Lessons from the Magellanic System and its modeling

TL;DR

This paper evaluates models explaining the Magellanic Stream, finding that a 'ram-pressure plus collision' model better reproduces observed properties and predicts recent features, suggesting a low mass for the Magellanic Clouds.

Contribution

The study demonstrates that the 'ram-pressure plus collision' model effectively explains the Magellanic Stream's properties and recent observations, outperforming tidal models.

Findings

The 'ram-pressure plus collision' model reproduces the Stream's complex features.

Tidal models cannot account for the observed filaments and gas mass.

A low mass for the Magellanic Clouds is favored for Stream formation.

Abstract

The prominent Magellanic Stream that dominates the HI sky provides a tantalizing number of observations that potentially constrains the Magellanic Clouds and the Milky Way outskirts.
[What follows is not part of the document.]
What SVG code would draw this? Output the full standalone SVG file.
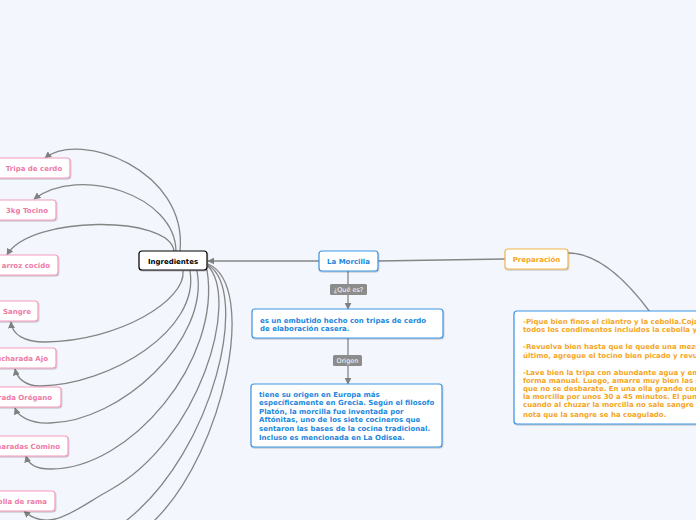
<svg xmlns="http://www.w3.org/2000/svg" width="696" height="520" viewBox="0 0 696 520">
<defs>
<marker id="ah" viewBox="0 0 10 10" refX="9" refY="5" markerWidth="7" markerHeight="7" markerUnits="userSpaceOnUse" orient="auto">
<path d="M0,0 L10,5 L0,10 z" fill="#808080"/>
</marker>
<filter id="sh" x="-10%" y="-20%" width="120%" height="150%">
<feDropShadow dx="0.5" dy="1" stdDeviation="0.7" flood-color="#000" flood-opacity="0.25"/>
</filter>
</defs>
<style>
text{font-family:"DejaVu Sans","Verdana",sans-serif;font-weight:bold;font-size:7px}
.n{fill:#fff;stroke-width:1.2;filter:url(#sh)}
.pink rect{stroke:#f39bbd}
.pink text{fill:#ee7aa6}
.blue rect{stroke:#3b95e3}
.blue text{fill:#2287dd}
.orange rect{stroke:#f2b54c}
.orange text{fill:#f5a623}
.lab rect{fill:#8c8c8c}
.lab text{fill:#fff;font-weight:normal;font-size:6.5px}
.c{fill:none;stroke:#858585;stroke-width:1.3}
</style>
<rect width="696" height="520" fill="#f3f6fd"/>
<g id="connectors">
<path class="c" d="M319,261 L208,261" marker-end="url(#ah)"/>
<path class="c" d="M378,261 L505,259"/>
<path class="c" d="M568,253 C600,253 630,285 650,312"/>
<path class="c" d="M348,271 L348,309" marker-end="url(#ah)"/>
<path class="c" d="M348,338 L348,384" marker-end="url(#ah)"/>
<path class="c" d="M180,251 C188,170 80,130 45,158" marker-end="url(#ah)"/>
<path class="c" d="M176,251 C175,195 80,165 34,199" marker-end="url(#ah)"/>
<path class="c" d="M174,251 C170,215 30,215 7,255" marker-end="url(#ah)"/>
<path class="c" d="M183,271 C186,300 120,341 45,342 C25,342 12,335 11,322" marker-end="url(#ah)"/>
<path class="c" d="M190,271 C200,330 110,385 40,386 C25,386 17,378 15,369" marker-end="url(#ah)"/>
<path class="c" d="M197,271 C210,340 120,422 50,423 C30,424 18,416 15,408" marker-end="url(#ah)"/>
<path class="c" d="M207,270 C222,360 130,470 50,469 C35,469 28,463 26,456" marker-end="url(#ah)"/>
<path class="c" d="M208,266 C240,300 200,440 110,490 C80,506 50,535 24,511" marker-end="url(#ah)"/>
<path class="c" d="M208,265 C250,290 215,450 127,520 L110,535"/>
<path class="c" d="M208,264 C258,285 225,450 155,520 L140,538"/>
</g>
<g id="ingredientes">
<rect class="n" x="139" y="251" width="68" height="19" rx="3" stroke="#000"/>
<text x="173" y="263.5" text-anchor="middle" fill="#000">Ingredientes</text>
</g>
<g id="la-morcilla" class="blue">
<rect class="n" x="319" y="251" width="59" height="20" rx="3"/>
<text x="348.5" y="263.5" text-anchor="middle">La Morcilla</text>
</g>
<g id="preparacion" class="orange">
<rect class="n" x="505" y="249" width="63" height="20" rx="3"/>
<text x="536.5" y="261.5" text-anchor="middle">Preparación</text>
</g>
<g id="que-es" class="lab">
<rect x="330" y="284" width="37" height="11" rx="1.5"/>
<text x="348.5" y="292" text-anchor="middle">¿Qué es?</text>
</g>
<g id="origen" class="lab">
<rect x="333" y="355" width="29" height="11" rx="1.5"/>
<text x="347.5" y="363" text-anchor="middle">Origen</text>
</g>
<g id="definicion" class="blue">
<rect class="n" x="252" y="309" width="191" height="29" rx="3"/>
<text x="260" y="322.5">es un embutido hecho con tripas de cerdo</text>
<text x="260" y="331">de elaboración casera.</text>
</g>
<g id="historia" class="blue">
<rect class="n" x="251" y="384" width="191" height="63" rx="3"/>
<text x="259" y="396.5">tiene su origen en Europa más</text>
<text x="259" y="405">específicamente en Grecia. Según el filosofo</text>
<text x="259" y="413.7">Platón, la morcilla fue inventada por</text>
<text x="259" y="422.3">Aftónitas, uno de los siete cocineros que</text>
<text x="259" y="431">sentaron las bases de la cocina tradicional.</text>
<text x="259" y="439.5">Incluso es mencionada en La Odisea.</text>
</g>
<g id="receta">
<rect class="n" x="514" y="311" width="200" height="113" rx="3" stroke="#3b95e3"/>
<g fill="#f5a623">
<text x="523" y="324.2">-Pique bien finos el cilantro y la cebolla.Coja</text>
<text x="523" y="331.8">todos los condimentos incluidos la cebolla y</text>
<text x="523" y="349.2">-Revuelva bien hasta que le quede una mezcla</text>
<text x="523" y="357.5">último, agregue el tocino bien picado y revuelva</text>
<text x="523" y="374.8">-Lave bien la tripa con abundante agua y empiece</text>
<text x="523" y="382.8">forma manual. Luego, amarre muy bien las puntas</text>
<text x="523" y="390.8">que no se desbarate. En una olla grande con</text>
<text x="523" y="398.8">la morcilla por unos 30 a 45 minutos. El punto</text>
<text x="523" y="407.2">cuando al chuzar la morcilla no sale sangre es</text>
<text x="523" y="416.5">nota que la sangre se ha coagulado.</text>
</g>
</g>
<g id="tripa" class="pink">
<rect class="n" x="-5" y="158" width="75" height="20" rx="3"/>
<text x="34" y="171" text-anchor="middle">Tripa de cerdo</text>
</g>
<g id="tocino" class="pink">
<rect class="n" x="-5" y="200" width="61" height="20" rx="3"/>
<text x="27" y="213" text-anchor="middle">3kg Tocino</text>
</g>
<g id="arroz" class="pink">
<rect class="n" x="-60" y="255" width="118" height="20" rx="3"/>
<text x="50" y="268" text-anchor="end">arroz cocido</text>
</g>
<g id="sangre" class="pink">
<rect class="n" x="-60" y="301" width="98" height="20" rx="3"/>
<text x="31" y="314" text-anchor="end">Sangre</text>
</g>
<g id="ajo" class="pink">
<rect class="n" x="-60" y="348" width="116" height="20" rx="3"/>
<text x="48" y="361" text-anchor="end">cucharada Ajo</text>
</g>
<g id="oregano" class="pink">
<rect class="n" x="-60" y="387" width="121" height="20" rx="3"/>
<text x="52" y="400" text-anchor="end">1 cucharada Orégano</text>
</g>
<g id="comino" class="pink">
<rect class="n" x="-60" y="436" width="128" height="20" rx="3"/>
<text x="60" y="449" text-anchor="end">2 cucharadas Comino</text>
</g>
<g id="cebolla" class="pink">
<rect class="n" x="-60" y="491" width="115" height="20" rx="3"/>
<text x="47" y="504" text-anchor="end">Cebolla de rama</text>
</g>
</svg>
Here we show that the 'ram-pressure plus collision' model naturally explain these properties, and is able to predict some of the most recent observations made after the model was made. These include the complexity of the stellar populations in the Magellanic Bridge, for which kinematics, ages, and distances are well measured, and the North Tidal Arm, for which the model predicts its formation from the Milky Way tidal forces. It appears that this over-constrained model provides a good path to investigate the Stream properties. This contrasts with tidal models that reproduce only half of the Stream's main properties, in particular a tidal tail cannot reproduce the observed inter-twisted filaments, and its gas content is not sufficiently massive to provide the large amount of HI and HII gas associated to the Stream. Despite the efforts made to reproduce the large amounts of gas brought by the Clouds, it seems that no viable solution for the tidal model could be foreseen. Since the 'ram-pressure plus collision' model has not succeeded for a Large Magellanic Cloud mass above 2 $\times10^{10}$ $M_{\odot}$, we conjecture that a low mass is required to form the Stream.